Exercise brief:
Restate each line word for word. Leave out every picture.

Information provided:
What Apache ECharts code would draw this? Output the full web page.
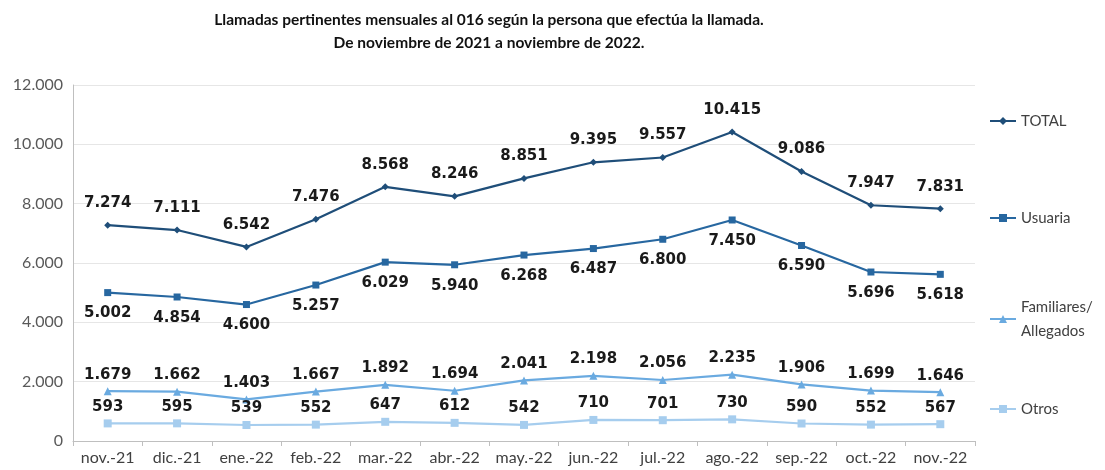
<!DOCTYPE html>
<html><head><meta charset="utf-8">
<script src="https://cdn.jsdelivr.net/npm/echarts@6/dist/echarts.min.js"></script>
<style>html,body{margin:0;padding:0;background:#fff}#c{width:1105px;height:470px}</style>
</head><body><div id="c"></div>
<script>
var categories = ['nov.-21','dic.-21','ene.-22','feb.-22','mar.-22','abr.-22','may.-22','jun.-22','jul.-22','ago.-22','sep.-22','oct.-22','nov.-22'];
var total = [7274,7111,6542,7476,8568,8246,8851,9395,9557,10415,9086,7947,7831];
var usuaria = [5002,4854,4600,5257,6029,5940,6268,6487,6800,7450,6590,5696,5618];
var familiares = [1679,1662,1403,1667,1892,1694,2041,2198,2056,2235,1906,1699,1646];
var otros = [593,595,539,552,647,612,542,710,701,730,590,552,567];
var seriesNames = ['TOTAL','Usuaria','Familiares/\nAllegados','Otros'];
var colors = ['#1F4E79','#2767A0','#6AAAE0','#A6CDEE'];

var fmt = function(v){ return String(v).replace(/\B(?=(\d{3})+(?!\d))/g,'.'); };
var font = "'Lato','Open Sans',sans-serif";
var boldFont = "'DejaVu Sans',sans-serif";
var chart = echarts.init(document.getElementById('c'));
function lab(pos, dist){
  return {show:true, position:pos, distance:dist, fontSize:15, fontWeight:'bold', color:'#1a1a1a', fontFamily:boldFont,
    formatter:function(p){return fmt(p.value);}};
}
function legend(i, top){
  return {data:[seriesNames[i]], left:984, top:top, orient:'vertical', itemWidth:26, itemHeight:10, itemGap:0,
    textStyle:{fontSize:15, color:'#404040', fontFamily:font, lineHeight:24}, selectedMode:false};
}
chart.setOption({
  animation:false,
  title:{text:'Llamadas pertinentes mensuales al 016 según la persona que efectúa la llamada.\nDe noviembre de 2021 a noviembre de 2022.',
    left:484, textAlign:'center', top:3,
    textStyle:{fontSize:15.5, fontWeight:'bold', color:'#111', fontFamily:font, lineHeight:23}},
  legend:[legend(0,104), legend(1,201), legend(2,290), legend(3,392)],
  grid:{left:73, right:130, top:85, bottom:29},
  xAxis:{type:'category', data:categories, boundaryGap:true,
    axisLine:{lineStyle:{color:'#bfbfbf'}}, axisTick:{show:true, lineStyle:{color:'#bfbfbf'}},
    axisLabel:{fontSize:16, color:'#404040', fontFamily:font, margin:9, interval:0}},
  yAxis:{type:'value', min:0, max:12000, interval:2000,
    axisLine:{show:true, lineStyle:{color:'#bfbfbf'}},
    splitLine:{lineStyle:{color:'#e6e6e6'}},
    axisLabel:{fontSize:16, color:'#595959', fontFamily:font, margin:10, formatter:function(v){return fmt(v);}}},
  series:[
    {name:seriesNames[0], type:'line', data:total, color:colors[0], symbol:'diamond', symbolSize:7,
      lineStyle:{width:2.2}, label:lab('top',11)},
    {name:seriesNames[1], type:'line', data:usuaria, color:colors[1], symbol:'rect', symbolSize:7,
      lineStyle:{width:2.2}, label:lab('bottom',10)},
    {name:seriesNames[2], type:'line', data:familiares, color:colors[2], symbol:'triangle', symbolSize:8,
      lineStyle:{width:2.2}, label:lab('top',5)},
    {name:seriesNames[3], type:'line', data:otros, color:colors[3], symbol:'rect', symbolSize:8,
      lineStyle:{width:2.2}, label:lab('top',5)}
  ]
});
</script></body></html>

Answer to this exercise:
What Apache ECharts code would draw this? Output the full web page.
<!DOCTYPE html>
<html><head><meta charset="utf-8">
<script src="https://cdn.jsdelivr.net/npm/echarts@6/dist/echarts.min.js"></script>
<style>html,body{margin:0;padding:0;background:#fff}#c{width:1105px;height:470px}</style>
</head><body><div id="c"></div>
<script>
var categories = ['nov.-21','dic.-21','ene.-22','feb.-22','mar.-22','abr.-22','may.-22','jun.-22','jul.-22','ago.-22','sep.-22','oct.-22','nov.-22'];
var total = [7274,7111,6542,7476,8568,8246,8851,9395,9557,10415,9086,7947,7831];
var usuaria = [5002,4854,4600,5257,6029,5940,6268,6487,6800,7450,6590,5696,5618];
var familiares = [1679,1662,1403,1667,1892,1694,2041,2198,2056,2235,1906,1699,1646];
var otros = [593,595,539,552,647,612,542,710,701,730,590,552,567];
var seriesNames = ['TOTAL','Usuaria','Familiares/\nAllegados','Otros'];
var colors = ['#1F4E79','#2767A0','#6AAAE0','#A6CDEE'];

var fmt = function(v){ return String(v).replace(/\B(?=(\d{3})+(?!\d))/g,'.'); };
var font = "'Lato','Open Sans',sans-serif";
var boldFont = "'DejaVu Sans',sans-serif";
var chart = echarts.init(document.getElementById('c'));
function lab(pos, dist){
  return {show:true, position:pos, distance:dist, fontSize:15, fontWeight:'bold', color:'#1a1a1a', fontFamily:boldFont,
    formatter:function(p){return fmt(p.value);}};
}
function legend(i, top){
  return {data:[seriesNames[i]], left:984, top:top, orient:'vertical', itemWidth:26, itemHeight:10, itemGap:0,
    textStyle:{fontSize:15, color:'#404040', fontFamily:font, lineHeight:24}, selectedMode:false};
}
chart.setOption({
  animation:false,
  title:{text:'Llamadas pertinentes mensuales al 016 según la persona que efectúa la llamada.\nDe noviembre de 2021 a noviembre de 2022.',
    left:484, textAlign:'center', top:3,
    textStyle:{fontSize:15.5, fontWeight:'bold', color:'#111', fontFamily:font, lineHeight:23}},
  legend:[legend(0,104), legend(1,201), legend(2,290), legend(3,392)],
  grid:{left:73, right:130, top:85, bottom:29},
  xAxis:{type:'category', data:categories, boundaryGap:true,
    axisLine:{lineStyle:{color:'#bfbfbf'}}, axisTick:{show:true, lineStyle:{color:'#bfbfbf'}},
    axisLabel:{fontSize:16, color:'#404040', fontFamily:font, margin:9, interval:0}},
  yAxis:{type:'value', min:0, max:12000, interval:2000,
    axisLine:{show:true, lineStyle:{color:'#bfbfbf'}},
    splitLine:{lineStyle:{color:'#e6e6e6'}},
    axisLabel:{fontSize:16, color:'#595959', fontFamily:font, margin:10, formatter:function(v){return fmt(v);}}},
  series:[
    {name:seriesNames[0], type:'line', data:total, color:colors[0], symbol:'diamond', symbolSize:7,
      lineStyle:{width:2.2}, label:lab('top',11)},
    {name:seriesNames[1], type:'line', data:usuaria, color:colors[1], symbol:'rect', symbolSize:7,
      lineStyle:{width:2.2}, label:lab('bottom',10)},
    {name:seriesNames[2], type:'line', data:familiares, color:colors[2], symbol:'triangle', symbolSize:8,
      lineStyle:{width:2.2}, label:lab('top',5)},
    {name:seriesNames[3], type:'line', data:otros, color:colors[3], symbol:'rect', symbolSize:8,
      lineStyle:{width:2.2}, label:lab('top',5)}
  ]
});
</script></body></html>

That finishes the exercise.